В вагоне | страница 3
Это был честный и простодушный, аббат, немного фразер, начиненный всевозможными системами.
Его речь была прервана глубоким вздохом их спутницы. Он обернулся. Она сидела в углу, уставившись глазами в одну точку; щеки ее слегка побледнели. Аббат снова обратился к своим воспитанникам.
Поезд мчался на всех парах, пересекал равнины, и леса, пробегал по мостам и под мостами, непрерывно сотрясая ряды пассажиров, запертых в его вагонах.
Гонтран де Воласелль расспрашивал теперь аббата Лекюира, какие развлечения возможны в Руайя. Есть ли там река? Можно ли удить рыбу? Будет ли у него лошадь, как в прошлом году? И так далее.
Вдруг молодая женщина как-то странно вскрикнула или охнула, словно от подавленной боли.
Обеспокоенный священник обратился к ней:
— Вы себя плохо чувствуете, сударыня?
Она ответила:
— Нет, нет, господин аббат, пустяки, мне было немножко больно, но теперь ничего. Я не совсем здорова последнее время, и тряска беспокоит меня.
Лицо ее действительно стало мертвенно-бледным.
Аббат настаивал:
— Может быть, вам что-нибудь нужно, сударыня?..
— О, нет, мне ничего не нужно, господин аббат. Благодарю вас.
Священник возобновил беседу с учениками, подготовляя их к будущим занятиям.
Время бежало. Поезд останавливался на станциях и мчался дальше. Теперь молодая женщина, казалось, спала и не шевелилась, забившись в угол. Хотя прошло уже больше половины дня, она ни разу ничего не съела. «Эта особа, наверно, серьезно больна», — подумал аббат.

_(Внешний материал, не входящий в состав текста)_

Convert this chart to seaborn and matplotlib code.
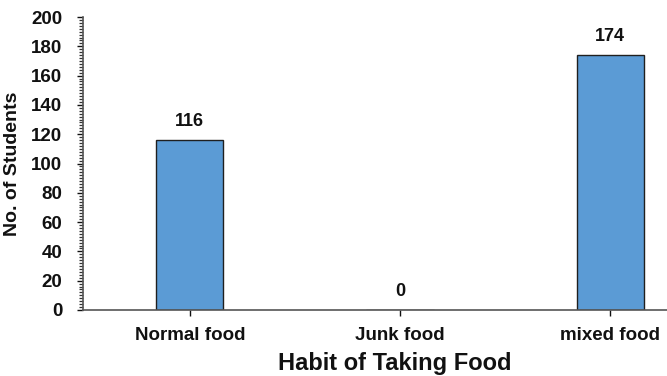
import matplotlib
matplotlib.use("Agg")
import matplotlib.pyplot as plt
import seaborn as sns
import pandas as pd
from matplotlib.ticker import MultipleLocator

categories = ["Normal food", "Junk food", "mixed food"]
students = [116, 0, 174]

df = pd.DataFrame({"habit": categories, "students": students})

sns.set_style("white")
plt.rcParams['font.family'] = ['Liberation Sans', 'DejaVu Sans']
plt.rcParams['font.weight'] = 'bold'

fig = plt.figure(figsize=(6.67, 3.76), dpi=100)
ax = fig.add_axes([83/667, 1 - 310/376, (667 - 83)/667, (310 - 17)/376])

sns.barplot(data=df, x="habit", y="students", color="#5b9bd5", width=0.32,
            edgecolor="#1f1f1f", linewidth=1.0, ax=ax, saturation=1)

for i, v in enumerate(students):
    ax.annotate(str(v), xy=(i, v), xytext=(0, 7), textcoords="offset points",
                ha="center", va="bottom", fontsize=13, fontweight="bold", color="#111111")

ax.set_ylim(0, 200)
ax.set_xlim(-0.508, 2.27)
ax.yaxis.set_major_locator(MultipleLocator(20))
ax.yaxis.set_minor_locator(MultipleLocator(2))
ax.tick_params(axis="y", which="major", direction="out", length=4, width=1, left=True, labelsize=13.5, colors="#111111", pad=11)
ax.tick_params(axis="y", which="minor", direction="out", length=3, width=0.9, left=True, color="#333333")
ax.tick_params(axis="x", which="major", direction="out", length=4, width=1, bottom=True, labelsize=13.5, colors="#111111", pad=8)
for lab in ax.get_yticklabels() + ax.get_xticklabels():
    lab.set_fontweight("bold")

for s in ["top", "right"]:
    ax.spines[s].set_visible(False)
for s in ["left", "bottom"]:
    ax.spines[s].set_visible(True)
    ax.spines[s].set_color("#555555")
    ax.spines[s].set_linewidth(1.2)

ax.set_ylabel("No. of Students", fontsize=14, fontweight="bold", color="#111111", labelpad=7)
ax.set_xlabel("Habit of Taking Food", fontsize=17, fontweight="bold", color="#111111", labelpad=5)
ax.xaxis.set_label_coords((395 - 83) / 584, -0.145)

fig.savefig("out.png", dpi=100)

Когда до Клермон-Феррана оставалось только два часа пути, пассажирка внезапно начала стонать. Она почти повалилась на скамью, опираясь всем телом на руки; глаза ее блуждали, черты лица исказились, она повторяла:
— О господи! О господи!
Аббат бросился к ней:
— Сударыня... сударыня... сударыня, что с вами?
Она пролепетала:
— Мне... мне кажется... что... что я... что у меня... начинаются роды...
И тотчас же принялась отчаянно кричать. Она кричала, как сумасшедшая, протяжный вопль, казалось, раздирал ей горло; это был пронзительный, жуткий вопль, и в его зловещих интонациях слышались душевное смятение и телесная мука.
Бедный священник стоял перед нею, растерявшись, не зная, что делать, что сказать, что предпринять, и лишь шептал:
— Господи, если б я только знал... Господи, если б я только знал!
Он был красен до корней волос, а три его воспитанника в полном недоумении смотрели на эту растянувшуюся на диване, кричащую женщину.
Вдруг она скорчилась, схватившись руками за голову, живот ее как-то странно дрогнул, а по всему телу пробежала конвульсия.